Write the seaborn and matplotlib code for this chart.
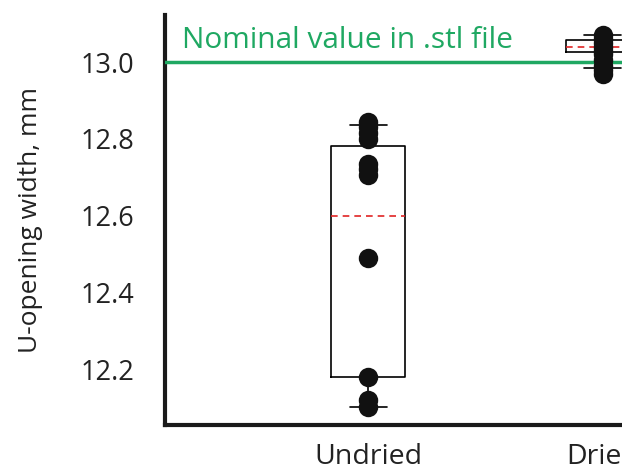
import matplotlib
matplotlib.use("Agg")
import matplotlib.pyplot as plt
import seaborn as sns
import pandas as pd

# Measured U-opening widths (mm) per drying condition
groups = ["Undried", "Dried"]
undried_vals = [12.845, 12.83, 12.815, 12.80, 12.735, 12.72, 12.705, 12.49, 12.18, 12.12, 12.10]
dried_vals = [13.07, 13.06, 13.05, 13.04, 13.03, 13.02, 13.005, 12.99, 12.98, 12.97]

# Box summaries: whisker low, box low, centre line, box high, whisker high
undried_box = [12.10, 12.18, 12.60, 12.78, 12.835]
dried_box = [12.984, 13.026, 13.039, 13.057, 13.07]

nominal = 13.0
nominal_label = "Nominal value in .stl file"
y_label = "U-opening width, mm"
y_ticks = [12.2, 12.4, 12.6, 12.8, 13.0]

points = pd.DataFrame({
    "group": ["Undried"] * len(undried_vals) + ["Dried"] * len(dried_vals),
    "width": undried_vals + dried_vals,
})
boxes = pd.DataFrame({
    "group": ["Undried"] * len(undried_box) + ["Dried"] * len(dried_box),
    "width": undried_box + dried_box,
})

sns.set_style("white")
plt.rcParams["font.family"] = ["Open Sans", "DejaVu Sans"]

fig = plt.figure(figsize=(6.22, 4.76), dpi=100)
ax = fig.add_axes([0.2653, 0.107, 0.893, 0.861])

sns.boxplot(
    data=boxes, x="group", y="width", order=groups, ax=ax,
    whis=(0, 100), width=0.315, fill=False, color="black", linecolor="#1a1a1a",
    linewidth=1.2, showfliers=False,
    medianprops=dict(color="#e02424", linestyle=(0, (4, 3)), linewidth=1.2),
)
sns.stripplot(
    data=points, x="group", y="width", order=groups, ax=ax,
    jitter=False, size=14, color="#111111", zorder=5,
)

ax.axhline(nominal, color="#1fa862", linewidth=2.5, zorder=4)
ax.text(0.03, nominal + 0.036, nominal_label, transform=ax.get_yaxis_transform(),
        color="#1fa862", fontsize=21.5, ha="left", va="baseline")

ax.set_xlim(-0.864, 1.5)
ax.set_ylim(12.054, 13.122)
ax.set_yticks(y_ticks)
ax.set_yticklabels([f"{t:.1f}" for t in y_ticks])
ax.tick_params(axis="y", length=0, pad=22, labelsize=19.5, labelcolor="#222222")
ax.tick_params(axis="x", length=0, pad=13, labelsize=20.5, labelcolor="#222222")
ax.set_xlabel("")
ax.set_ylabel(y_label, fontsize=19, color="#222222", labelpad=27)

for side in ["top", "right"]:
    ax.spines[side].set_visible(False)
for side in ["left", "bottom"]:
    ax.spines[side].set_linewidth(3)
    ax.spines[side].set_color("#1a1a1a")

fig.savefig("out.png", dpi=100)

++++++++++

• _Exercise brief_:
Leave out the pictures and print every line of the data exactly.

• _Expected answer_:
Write the seaborn and matplotlib code for this chart.
import matplotlib
matplotlib.use("Agg")
import matplotlib.pyplot as plt
import seaborn as sns
import pandas as pd

# Measured U-opening widths (mm) per drying condition
groups = ["Undried", "Dried"]
undried_vals = [12.845, 12.83, 12.815, 12.80, 12.735, 12.72, 12.705, 12.49, 12.18, 12.12, 12.10]
dried_vals = [13.07, 13.06, 13.05, 13.04, 13.03, 13.02, 13.005, 12.99, 12.98, 12.97]

# Box summaries: whisker low, box low, centre line, box high, whisker high
undried_box = [12.10, 12.18, 12.60, 12.78, 12.835]
dried_box = [12.984, 13.026, 13.039, 13.057, 13.07]

nominal = 13.0
nominal_label = "Nominal value in .stl file"
y_label = "U-opening width, mm"
y_ticks = [12.2, 12.4, 12.6, 12.8, 13.0]

points = pd.DataFrame({
    "group": ["Undried"] * len(undried_vals) + ["Dried"] * len(dried_vals),
    "width": undried_vals + dried_vals,
})
boxes = pd.DataFrame({
    "group": ["Undried"] * len(undried_box) + ["Dried"] * len(dried_box),
    "width": undried_box + dried_box,
})

sns.set_style("white")
plt.rcParams["font.family"] = ["Open Sans", "DejaVu Sans"]

fig = plt.figure(figsize=(6.22, 4.76), dpi=100)
ax = fig.add_axes([0.2653, 0.107, 0.893, 0.861])

sns.boxplot(
    data=boxes, x="group", y="width", order=groups, ax=ax,
    whis=(0, 100), width=0.315, fill=False, color="black", linecolor="#1a1a1a",
    linewidth=1.2, showfliers=False,
    medianprops=dict(color="#e02424", linestyle=(0, (4, 3)), linewidth=1.2),
)
sns.stripplot(
    data=points, x="group", y="width", order=groups, ax=ax,
    jitter=False, size=14, color="#111111", zorder=5,
)

ax.axhline(nominal, color="#1fa862", linewidth=2.5, zorder=4)
ax.text(0.03, nominal + 0.036, nominal_label, transform=ax.get_yaxis_transform(),
        color="#1fa862", fontsize=21.5, ha="left", va="baseline")

ax.set_xlim(-0.864, 1.5)
ax.set_ylim(12.054, 13.122)
ax.set_yticks(y_ticks)
ax.set_yticklabels([f"{t:.1f}" for t in y_ticks])
ax.tick_params(axis="y", length=0, pad=22, labelsize=19.5, labelcolor="#222222")
ax.tick_params(axis="x", length=0, pad=13, labelsize=20.5, labelcolor="#222222")
ax.set_xlabel("")
ax.set_ylabel(y_label, fontsize=19, color="#222222", labelpad=27)

for side in ["top", "right"]:
    ax.spines[side].set_visible(False)
for side in ["left", "bottom"]:
    ax.spines[side].set_linewidth(3)
    ax.spines[side].set_color("#1a1a1a")

fig.savefig("out.png", dpi=100)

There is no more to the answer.